## What to work on
Write out, word for word, every line from the first one through the line that holds "const y = d3.scaleLinear().domain([30,42]).range([B,T]);", and nothing else; skip the pictures.

# # # # # # #

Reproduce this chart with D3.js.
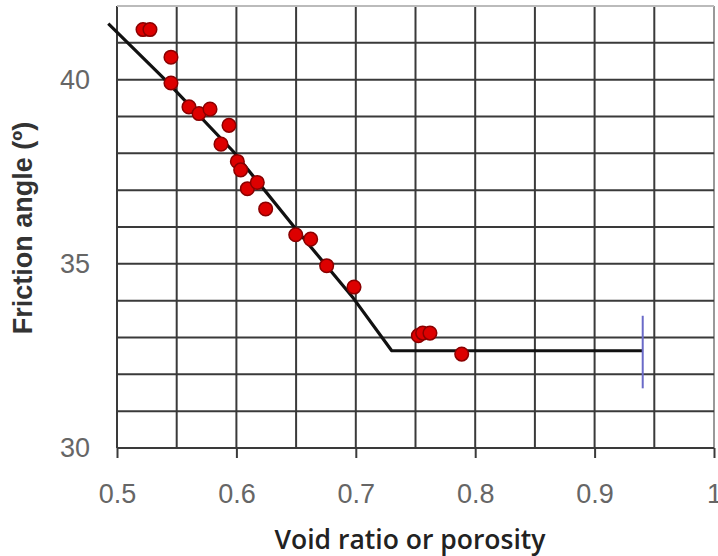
<!DOCTYPE html>
<html><head><meta charset="utf-8">
<script src="https://cdn.jsdelivr.net/npm/d3@7"></script>
<style>body{margin:0;background:#fff}svg{display:block}</style>
</head><body>
<svg id="c" width="718" height="556"></svg>
<script>
// Data
const voidRatio = [0.5218,0.5276,0.5452,0.5452,0.5603,0.5687,0.5779,0.5938,0.5871,0.6008,0.6036,0.6092,0.6175,0.6245,0.6497,0.6622,0.6756,0.6985,0.7524,0.7560,0.7621,0.7887];
const frictionAngle = [41.36,41.36,40.61,39.91,39.26,39.08,39.20,38.76,38.25,37.78,37.55,37.04,37.21,36.49,35.79,35.67,34.95,34.37,33.05,33.12,33.12,32.55];
const trendX = [0.4927,0.5388,0.5974,0.6505,0.6979,0.7301,0.9403];
const trendY = [41.52,40.05,38.05,35.92,34.07,32.64,32.64];
const markerX = [0.9403,0.9403];
const markerY = [33.59,31.62];
const xTicks = [0.5,0.6,0.7,0.8,0.9,1];
const xTickLabels = ["0.5","0.6","0.7","0.8","0.9","1"];
const yTicks = [30,35,40];
const yTickLabels = ["30","35","40"];
const xGrid = d3.range(0.5, 1.0001, 0.05);
const yGrid = d3.range(30, 42.001, 1);

const svg = d3.select("#c");
const L=117, R=714, T=6, B=448;
const x = d3.scaleLinear().domain([0.5,1]).range([L,R]);
const y = d3.scaleLinear().domain([30,42]).range([B,T]);

const g = svg.append("g");
// grid
g.selectAll(".vg").data(xGrid).join("line")
  .attr("x1",d=>x(d)).attr("x2",d=>x(d)).attr("y1",y(42)).attr("y2",y(30))
  .attr("stroke",(d,i)=> i===xGrid.length-1 ? "#999" : "#3a3a3a").attr("stroke-width",2);
g.selectAll(".hg").data(yGrid).join("line")
  .attr("x1",x(0.5)).attr("x2",x(1)).attr("y1",d=>y(d)).attr("y2",d=>y(d))
  .attr("stroke",(d,i)=> i===yGrid.length-1 ? "#bbb" : "#3a3a3a").attr("stroke-width",2);

// x axis ticks
const xa = d3.axisBottom(x).tickValues(xTicks).tickSize(10).tickFormat((d,i)=>xTickLabels[i]).tickPadding(26);
const xg = svg.append("g").attr("transform",`translate(0,${B})`).call(xa);
xg.select(".domain").remove();
xg.selectAll(".tick line").attr("stroke","#3a3a3a").attr("stroke-width",2);
xg.selectAll(".tick text").attr("fill","#666").attr("font-family","Liberation Sans, Arial, sans-serif").attr("font-size",27);

const ya = d3.axisLeft(y).tickValues(yTicks).tickSize(0).tickPadding(27).tickFormat((d,i)=>yTickLabels[i]);
const yg = svg.append("g").attr("transform",`translate(${L},0)`).call(ya);
yg.select(".domain").remove();
yg.selectAll(".tick text").attr("fill","#666").attr("font-family","Liberation Sans, Arial, sans-serif").attr("font-size",27);

// trend line
const line = d3.line().x(d=>x(d[0])).y(d=>y(d[1]));
svg.append("path").datum(d3.zip(trendX,trendY)).attr("d",line)
  .attr("fill","none").attr("stroke","#111").attr("stroke-width",3.2).attr("stroke-linejoin","round");
// marker
svg.append("path").datum(d3.zip(markerX,markerY)).attr("d",line)
  .attr("fill","none").attr("stroke","#6a6ac8").attr("stroke-width",2);

// points
svg.selectAll(".pt").data(d3.zip(voidRatio,frictionAngle)).join("circle")
  .attr("cx",d=>x(d[0])).attr("cy",d=>y(d[1])).attr("r",6.8)
  .attr("fill","#dd0000").attr("stroke","#8a0000").attr("stroke-width",1.5);

// titles
svg.append("text").attr("x",410).attr("y",549).attr("text-anchor","middle")
  .attr("font-family","Open Sans, sans-serif").attr("font-size",26.5).attr("font-weight",600).attr("fill","#222")
  .text("Void ratio or porosity");
svg.append("text").attr("transform","translate(32,228) rotate(-90)").attr("text-anchor","middle")
  .attr("font-family","Liberation Sans, Arial, sans-serif").attr("font-size",27).attr("font-weight",700).attr("fill","#333")
  .text("Friction angle (º)");
</script>
</body></html>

# # # # # # #

## Answer for this exercise
Reproduce this chart with D3.js.
<!DOCTYPE html>
<html><head><meta charset="utf-8">
<script src="https://cdn.jsdelivr.net/npm/d3@7"></script>
<style>body{margin:0;background:#fff}svg{display:block}</style>
</head><body>
<svg id="c" width="718" height="556"></svg>
<script>
// Data
const voidRatio = [0.5218,0.5276,0.5452,0.5452,0.5603,0.5687,0.5779,0.5938,0.5871,0.6008,0.6036,0.6092,0.6175,0.6245,0.6497,0.6622,0.6756,0.6985,0.7524,0.7560,0.7621,0.7887];
const frictionAngle = [41.36,41.36,40.61,39.91,39.26,39.08,39.20,38.76,38.25,37.78,37.55,37.04,37.21,36.49,35.79,35.67,34.95,34.37,33.05,33.12,33.12,32.55];
const trendX = [0.4927,0.5388,0.5974,0.6505,0.6979,0.7301,0.9403];
const trendY = [41.52,40.05,38.05,35.92,34.07,32.64,32.64];
const markerX = [0.9403,0.9403];
const markerY = [33.59,31.62];
const xTicks = [0.5,0.6,0.7,0.8,0.9,1];
const xTickLabels = ["0.5","0.6","0.7","0.8","0.9","1"];
const yTicks = [30,35,40];
const yTickLabels = ["30","35","40"];
const xGrid = d3.range(0.5, 1.0001, 0.05);
const yGrid = d3.range(30, 42.001, 1);

const svg = d3.select("#c");
const L=117, R=714, T=6, B=448;
const x = d3.scaleLinear().domain([0.5,1]).range([L,R]);
const y = d3.scaleLinear().domain([30,42]).range([B,T]);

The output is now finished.